Octavia Spencer is great as Zelda, a strong, intelligent black woman with a mouth on her who takes the naïf white heroine under her wing in what has become something of a stock type. Strickland is an annoying cardboard cut-out villain who sports as his prop of choice a cattle prod that he employs with sadistic purpose. Shannon like Spencer is fine, but there is only so much the actors can do with the roles given them by the director and script.

The pie guy (Morgan Kelly) is a hokey caricature whose purpose I suppose is to provide for the portrayal of homophobia and racism in a scene that comes off as contrived and gratuitous. The general (Nick Searcy) is another cardboard stereotype, calling to mind George C. Scott's Buck Turgidson in Dr. Strangelove but not remotely comparable.

It is not all bad. For Hawkins's performance alone this is a movie worth catching. The Russian agent (Michael Stuhlbarg) whose heart is in the right place is a sympathetic character. The Shape of Water is slickly produced. The song and dance numbers contribute nicely enough to the atmosphere of fantasy. The story moves along fairly well. It is okay as escape, on a par after its fashion with Atomic Blonde.

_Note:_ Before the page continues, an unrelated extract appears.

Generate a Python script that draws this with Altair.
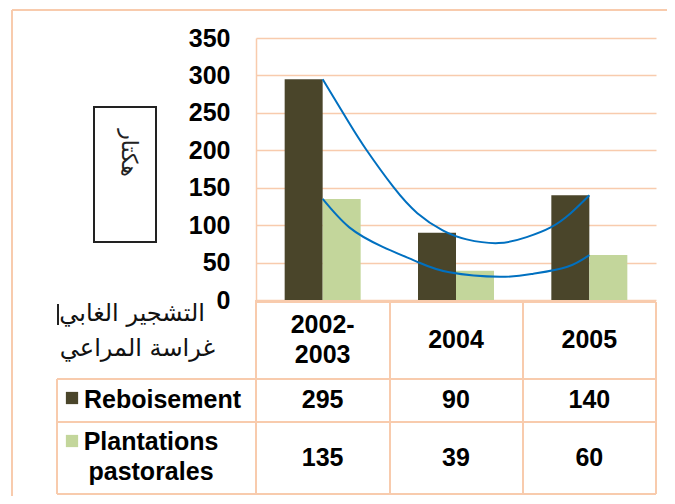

And today we have a breaking story from The Guardian alleging that The Shape of Water was "obviously derived" from a 1969 play by Pulitizer Prize-winning playwright Paul Zindel (Sam Levin, Exclusive: playwright's estate says The Shape of Water used his work without credit, January 25, 2018). It seems there are a few parallels between The Shape of Water and Zindel's Let Me Hear You Whisper, "a play about a female janitor in a research laboratory who bonds with a captive dolphin and tries to rescue the creature." It will be interesting to see how this plays out in the atmosphere of hyper-moralism that pervades most everything these days.

I wondered if maybe my take on this one was just a predictably elitist reaction to a critically acclaimed popular movie up for all sorts of awards. As we walked out of the theater my friend said with no prompting from me, "I give it a C. Maybe a C minus." I felt better.